● What you have to do: Without the pictures, please reproduce only the lines from the one with "Generate a LaTeX" through the one with "(11,7) -- (835,7);", both included.

● Extracted material:
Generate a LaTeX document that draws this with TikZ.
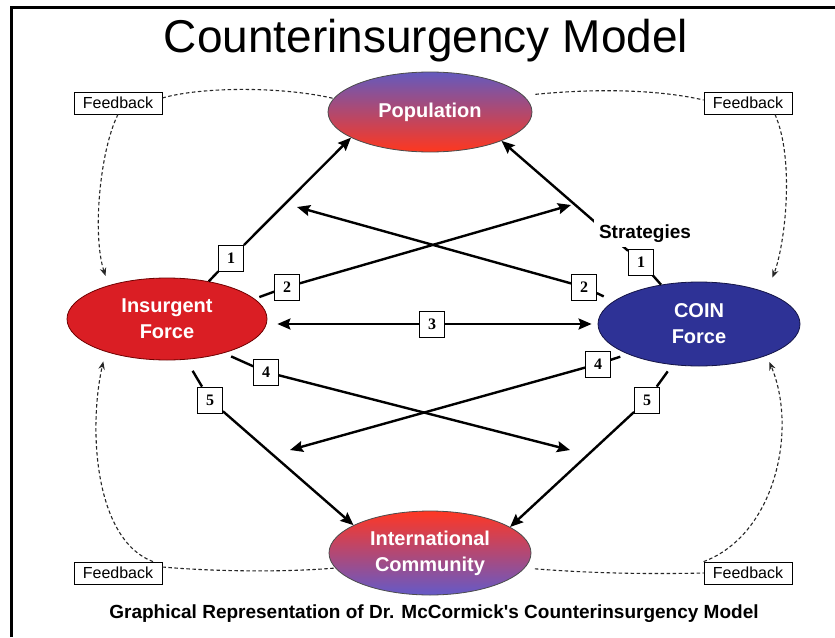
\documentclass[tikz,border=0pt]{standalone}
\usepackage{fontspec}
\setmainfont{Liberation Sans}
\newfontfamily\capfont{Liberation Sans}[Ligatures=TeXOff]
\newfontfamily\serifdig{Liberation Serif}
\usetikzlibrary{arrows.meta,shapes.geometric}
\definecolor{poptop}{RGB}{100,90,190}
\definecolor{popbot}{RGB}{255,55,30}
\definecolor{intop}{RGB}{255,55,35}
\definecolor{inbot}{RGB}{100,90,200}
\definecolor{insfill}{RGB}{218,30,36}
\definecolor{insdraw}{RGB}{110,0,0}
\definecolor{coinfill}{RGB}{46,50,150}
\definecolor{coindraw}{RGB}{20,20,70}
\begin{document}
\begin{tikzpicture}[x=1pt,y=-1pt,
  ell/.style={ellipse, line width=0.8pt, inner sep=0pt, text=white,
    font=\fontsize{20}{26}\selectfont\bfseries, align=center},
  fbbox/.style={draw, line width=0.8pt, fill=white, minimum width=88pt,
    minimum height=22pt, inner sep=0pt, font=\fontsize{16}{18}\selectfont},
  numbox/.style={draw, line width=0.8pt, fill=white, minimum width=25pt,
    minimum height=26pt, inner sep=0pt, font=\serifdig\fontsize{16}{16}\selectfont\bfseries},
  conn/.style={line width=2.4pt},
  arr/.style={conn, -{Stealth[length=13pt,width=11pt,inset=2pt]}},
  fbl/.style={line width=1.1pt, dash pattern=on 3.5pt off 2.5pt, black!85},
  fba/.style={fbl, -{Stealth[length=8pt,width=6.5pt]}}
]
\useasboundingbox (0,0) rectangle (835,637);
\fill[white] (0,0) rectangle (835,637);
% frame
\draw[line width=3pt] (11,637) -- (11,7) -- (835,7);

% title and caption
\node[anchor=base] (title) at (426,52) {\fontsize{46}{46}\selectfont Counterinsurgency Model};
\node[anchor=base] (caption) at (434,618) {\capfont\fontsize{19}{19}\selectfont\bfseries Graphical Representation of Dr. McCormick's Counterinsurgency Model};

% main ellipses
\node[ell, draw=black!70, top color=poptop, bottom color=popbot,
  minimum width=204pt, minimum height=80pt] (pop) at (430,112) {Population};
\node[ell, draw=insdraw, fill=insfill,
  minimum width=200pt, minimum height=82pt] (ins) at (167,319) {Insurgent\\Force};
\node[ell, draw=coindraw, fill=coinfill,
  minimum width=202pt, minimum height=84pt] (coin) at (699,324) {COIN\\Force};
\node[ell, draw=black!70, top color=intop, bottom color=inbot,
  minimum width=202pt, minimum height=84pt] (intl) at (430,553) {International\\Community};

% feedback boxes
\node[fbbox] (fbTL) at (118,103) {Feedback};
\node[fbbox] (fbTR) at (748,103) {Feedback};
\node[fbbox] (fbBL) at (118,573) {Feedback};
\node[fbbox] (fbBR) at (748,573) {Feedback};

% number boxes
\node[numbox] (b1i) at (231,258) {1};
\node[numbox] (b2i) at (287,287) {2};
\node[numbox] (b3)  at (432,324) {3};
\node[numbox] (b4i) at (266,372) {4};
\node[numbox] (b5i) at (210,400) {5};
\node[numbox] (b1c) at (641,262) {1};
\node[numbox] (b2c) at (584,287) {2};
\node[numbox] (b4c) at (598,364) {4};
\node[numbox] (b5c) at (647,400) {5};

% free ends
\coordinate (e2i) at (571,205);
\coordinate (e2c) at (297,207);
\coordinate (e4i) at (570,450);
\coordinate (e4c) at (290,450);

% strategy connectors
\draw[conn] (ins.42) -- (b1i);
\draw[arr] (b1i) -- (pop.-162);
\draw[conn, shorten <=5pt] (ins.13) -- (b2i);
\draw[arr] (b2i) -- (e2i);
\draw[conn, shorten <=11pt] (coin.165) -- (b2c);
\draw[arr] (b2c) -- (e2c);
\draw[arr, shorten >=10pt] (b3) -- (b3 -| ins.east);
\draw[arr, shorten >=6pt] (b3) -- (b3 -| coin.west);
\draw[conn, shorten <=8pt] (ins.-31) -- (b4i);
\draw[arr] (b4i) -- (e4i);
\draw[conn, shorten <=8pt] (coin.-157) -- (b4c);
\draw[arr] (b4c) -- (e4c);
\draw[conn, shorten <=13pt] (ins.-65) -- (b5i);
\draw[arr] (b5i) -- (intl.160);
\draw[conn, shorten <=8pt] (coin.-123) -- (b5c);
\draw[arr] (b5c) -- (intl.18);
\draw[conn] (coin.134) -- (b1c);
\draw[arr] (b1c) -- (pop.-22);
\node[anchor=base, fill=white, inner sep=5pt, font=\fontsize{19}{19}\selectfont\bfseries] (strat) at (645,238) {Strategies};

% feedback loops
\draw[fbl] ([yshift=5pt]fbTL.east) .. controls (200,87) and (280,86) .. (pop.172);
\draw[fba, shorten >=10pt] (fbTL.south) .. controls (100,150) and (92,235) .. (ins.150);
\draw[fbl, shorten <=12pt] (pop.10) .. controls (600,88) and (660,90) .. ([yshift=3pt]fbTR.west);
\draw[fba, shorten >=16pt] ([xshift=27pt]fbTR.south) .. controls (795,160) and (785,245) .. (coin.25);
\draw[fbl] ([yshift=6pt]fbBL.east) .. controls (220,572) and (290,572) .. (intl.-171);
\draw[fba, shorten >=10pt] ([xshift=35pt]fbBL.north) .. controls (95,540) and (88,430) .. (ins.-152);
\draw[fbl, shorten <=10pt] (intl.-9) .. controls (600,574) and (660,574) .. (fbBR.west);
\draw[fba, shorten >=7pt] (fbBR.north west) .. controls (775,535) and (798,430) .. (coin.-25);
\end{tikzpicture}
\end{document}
==
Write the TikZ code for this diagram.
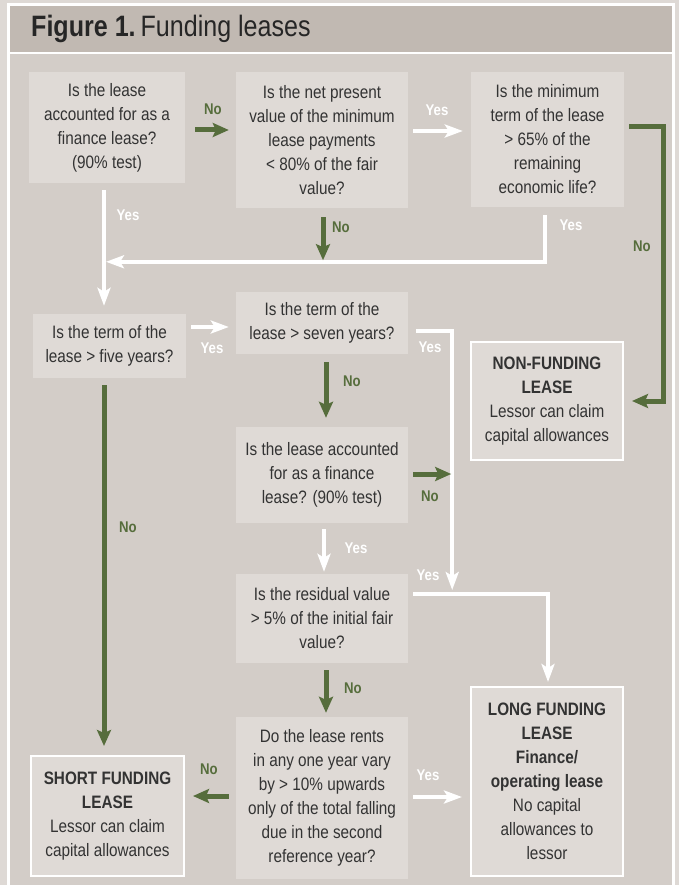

● Result of this task:
Generate a LaTeX document that draws this with TikZ.
\documentclass[tikz,border=0pt]{standalone}
\usepackage{fontspec}
\setmainfont{Liberation Sans}
\newfontfamily\capfont{Liberation Sans}[Ligatures=TeXOff]
\newfontfamily\serifdig{Liberation Serif}
\usetikzlibrary{arrows.meta,shapes.geometric}
\definecolor{poptop}{RGB}{100,90,190}
\definecolor{popbot}{RGB}{255,55,30}
\definecolor{intop}{RGB}{255,55,35}
\definecolor{inbot}{RGB}{100,90,200}
\definecolor{insfill}{RGB}{218,30,36}
\definecolor{insdraw}{RGB}{110,0,0}
\definecolor{coinfill}{RGB}{46,50,150}
\definecolor{coindraw}{RGB}{20,20,70}
\begin{document}
\begin{tikzpicture}[x=1pt,y=-1pt,
  ell/.style={ellipse, line width=0.8pt, inner sep=0pt, text=white,
    font=\fontsize{20}{26}\selectfont\bfseries, align=center},
  fbbox/.style={draw, line width=0.8pt, fill=white, minimum width=88pt,
    minimum height=22pt, inner sep=0pt, font=\fontsize{16}{18}\selectfont},
  numbox/.style={draw, line width=0.8pt, fill=white, minimum width=25pt,
    minimum height=26pt, inner sep=0pt, font=\serifdig\fontsize{16}{16}\selectfont\bfseries},
  conn/.style={line width=2.4pt},
  arr/.style={conn, -{Stealth[length=13pt,width=11pt,inset=2pt]}},
  fbl/.style={line width=1.1pt, dash pattern=on 3.5pt off 2.5pt, black!85},
  fba/.style={fbl, -{Stealth[length=8pt,width=6.5pt]}}
]
\useasboundingbox (0,0) rectangle (835,637);
\fill[white] (0,0) rectangle (835,637);
% frame
\draw[line width=3pt] (11,637) -- (11,7) -- (835,7);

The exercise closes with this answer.